Le résumé qui suit, basé sur une conférence donnée en juin par M. Kaneko, dresse un tableau plutôt sombre de l’avenir du Japon. Mais la présentation s’est aussi accompagnée d’un débat sur les stratégies susceptibles de freiner l’implosion démographique et d’atténuer son impact. Dans la suite de ce texte, je propose un résumé de chacune de ces propositions, accompagné de quelques observations de mon cru.

Offrir des majorations de pensions pour augmenter le taux de fécondité

Une option pour inciter les femmes à avoir davantage d’enfants consisterait à leur offrir une majoration de leurs pensions de retraite pour chaque enfant qu’elles mettent au monde. L’augmentation progresserait à chaque nouvel enfant, par exemple 10 000 yens pour un enfant, 30 000 pour deux enfants, 60 000 pour trois enfants et ainsi de suite. Cette mesure ne coûterait rien à l’État jusqu’à ce que les femmes atteignent l’âge requis (65 ans à l’heure actuelle). Outre cela, en atténuant les inquiétudes financières des familles quant à l’avenir, elle devrait contribuer à stimuler la consommation et à relancer l’économie.

Il me semble aussi que ce dispositif devrait inclure un mécanisme destiné à récompenser les pères divorcés qui s’occupent des enfants et participent aux coûts de leur éducation. Cette politique risque toutefois de susciter l’hostilité des personnes qui désapprouvent le recours aux incitations financières pour influencer une décision personnelle d’une telle importance.

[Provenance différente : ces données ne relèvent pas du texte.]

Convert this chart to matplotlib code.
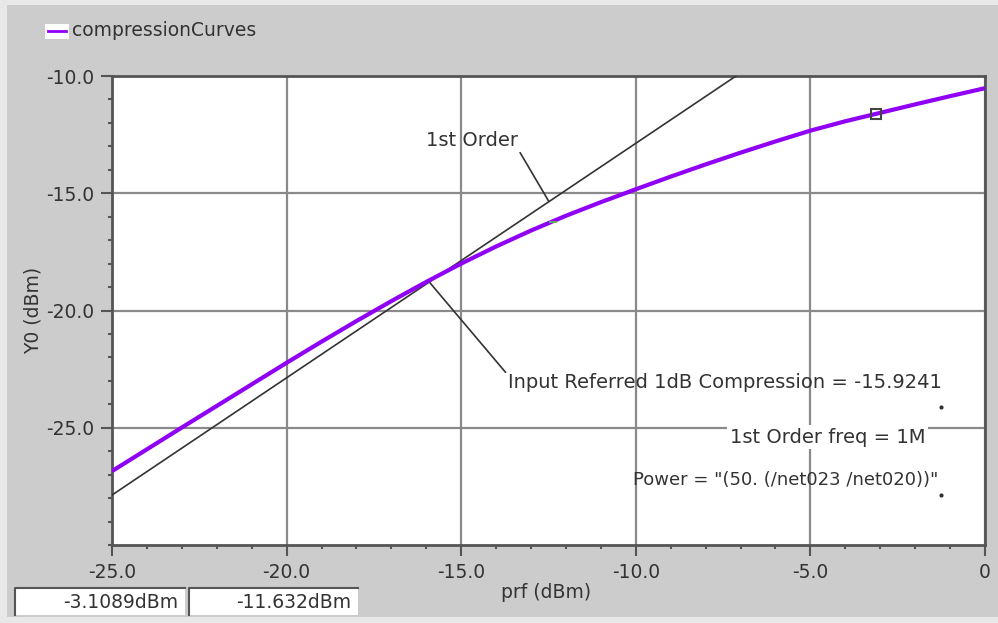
import numpy as np
import matplotlib.pyplot as plt
from matplotlib.patches import Rectangle
from matplotlib.lines import Line2D

plt.rcParams['axes.unicode_minus'] = False
plt.rcParams['font.family'] = ['DejaVu Sans']

# compression curve (dBm)
prf = [-25, -24, -23, -22, -21, -20, -19, -18, -17, -16, -15, -14, -13,
       -12, -11, -10, -9, -8, -7, -6, -5, -4, -3, -2, -1, 0]
y0 = [-26.85, -25.92, -24.99, -24.07, -23.15, -22.23, -21.33, -20.45, -19.60,
      -18.78, -18.00, -17.27, -16.59, -15.96, -15.38, -14.83, -14.29, -13.77,
      -13.27, -12.79, -12.33, -11.93, -11.57, -11.21, -10.86, -10.52]

# 1st order extrapolation line
first_x = [-25.0, -5.0]
first_y = [-27.87, -7.87]

# cursor marker and readout
cursor_x = -3.1089
cursor_y = -11.632

xticks = [-25, -20, -15, -10, -5, 0]
xtick_labels = ['-25.0', '-20.0', '-15.0', '-10.0', '-5.0', '0']
yticks = [-25, -20, -15, -10]
ytick_labels = ['-25.0', '-20.0', '-15.0', '-10.0']

W, H = 998, 623
purple = '#8f00f5'
fs = 13.5
afs = 14

fig = plt.figure(figsize=(W / 100, H / 100), dpi=100, facecolor='#e8e8e8')
fig.add_artist(Rectangle((7 / W, 6 / H), 991 / W, 612 / H, transform=fig.transFigure,
                         facecolor='#cccccc', edgecolor='none', zorder=-5))

ax = fig.add_axes([112 / W, 78 / H, 873 / W, 469 / H])
ax.set_facecolor('white')

ax.plot(first_x, first_y, color='#333333', lw=1.2, zorder=3)
ax.plot(prf, y0, color=purple, lw=3, solid_capstyle='butt', solid_joinstyle='round', zorder=4)
ax.plot([cursor_x], [cursor_y], marker='s', ms=7, mfc='none', mec='#444444', mew=1.5, zorder=5)
ax.plot([-12.36], [-16.22], marker='_', ms=6, color='#55cc44', mew=1.2, zorder=5)

ax.set_xlim(-25, 0)
ax.set_ylim(-30, -10)
ax.set_xticks(xticks)
ax.set_xticklabels(xtick_labels)
ax.set_yticks(yticks)
ax.set_yticklabels(ytick_labels)
ax.set_xticks(np.arange(-25, 1, 1), minor=True)
ax.set_yticks(np.arange(-30, -9, 1), minor=True)
ax.tick_params(which='major', direction='out', length=8, width=1.5, color='#555555',
               labelsize=fs, labelcolor='#333333', pad=5)
ax.tick_params(which='minor', direction='out', length=3, width=1.5, color='#555555')
ax.grid(True, which='major', color='#8a8a8a', lw=1.6)
ax.set_axisbelow(True)
for s in ax.spines.values():
    s.set_color('#555555')
    s.set_linewidth(2)

ax.set_xlabel('prf (dBm)', fontsize=fs, color='#333333')
ax.xaxis.set_label_coords(0.497, -0.08)
ax.set_ylabel('Y0 (dBm)', fontsize=fs, color='#333333')
ax.yaxis.set_label_coords(-0.08, 0.50)

# annotations
ax.annotate('1st Order', xy=(-12.49, -15.35), xytext=(-13.36, -13.15),
            ha='right', va='bottom', fontsize=afs, color='#333333',
            arrowprops=dict(arrowstyle='-', color='#333333', lw=1.2,
                            shrinkA=0, shrinkB=0, relpos=(1, 0)))
ax.annotate('Input Referred 1dB Compression = -15.9241', xy=(-15.9, -18.81),
            xytext=(-13.65, -23.06), ha='left', va='center', fontsize=afs, color='#333333',
            arrowprops=dict(arrowstyle='-', color='#333333', lw=1.2,
                            shrinkA=0, shrinkB=0, relpos=(0, 0.85)))
ax.text(-7.3, -25.4, '1st Order freq = 1M', ha='left', va='center', fontsize=afs,
        color='#333333', bbox=dict(facecolor='white', edgecolor='none', pad=2))
ax.text(-10.08, -27.23, 'Power = "(50. (/net023 /net020))"', ha='left', va='center',
        fontsize=13, color='#333333')
ax.plot([-1.26, -1.26], [-24.13, -27.87], ls='none', marker='o', ms=2, color='#333333')

# legend
fig.add_artist(Rectangle((45 / W, 1 - 39 / H), 24 / W, 15 / H, transform=fig.transFigure,
                         facecolor='white', edgecolor='none'))
fig.add_artist(Line2D([48 / W, 66 / W], [1 - 31 / H, 1 - 31 / H], transform=fig.transFigure,
                      color=purple, lw=2))
fig.text(72 / W, 1 - 31 / H, 'compressionCurves', ha='left', va='center', fontsize=fs,
         color='#333333')

# readout boxes
readouts = [f'{cursor_x:.4f}dBm', f'{cursor_y:.3f}dBm']
boxes = [(15, 185), (189, 358)]
for (x0, x1), txt in zip(boxes, readouts):
    fig.add_artist(Rectangle((x0 / W, 1 - 615 / H), (x1 - x0) / W, 27 / H,
                             transform=fig.transFigure, facecolor='white', edgecolor='none'))
    fig.add_artist(Line2D([x0 / W, x0 / W, x1 / W], [1 - 615 / H, 1 - 588 / H, 1 - 588 / H],
                          transform=fig.transFigure, color='#555555', lw=1.5))
    fig.text((x1 - 7) / W, 1 - 603 / H, txt, ha='right', va='center', fontsize=fs,
             color='#333333')

fig.savefig('out.png', dpi=100, facecolor=fig.get_facecolor())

Faciliter l’adoption des enfants non désirés

Dans un pays où les contraintes administratives font de l’adoption un processus extrêmement coûteux en termes de temps et d’argent, le gouvernement a fait un pas en avant pour faciliter l’adoption des orphelins et prévenir les avortements inutiles en légalisant les agences d’adoption du secteur privé. Mais beaucoup reste à faire en ce qui concerne aussi bien la création d’une base de données pour mettre en relation les couples sans enfant et les femmes enceintes que la fermeture du marché aux opérateurs dénués de scrupules.

Développer l’immigration

Les lois japonaises sur l’immigration sont très strictes et les propositions visant à les assouplir se heurtent à une résistance massive. Il se trouve pourtant que la dépendance de l’économie à l’égard de la main-d’œuvre étrangère a d’ores et déjà pris une ampleur indéniable, et nos dirigeants politiques devront un jour ou l’autre s’attaquer frontalement à ce problème. Ceci dit, M. Kaneko ne pense pas que l’immigration puisse être la solution au problème des pénuries de main-d’œuvre, d’autant que d’autres pays d’Asie de l’Est sont confrontés à des défis démographiques similaires et que la concurrence risque d’être féroce pour attirer les travailleurs des pays dotés de populations jeunes et en expansion.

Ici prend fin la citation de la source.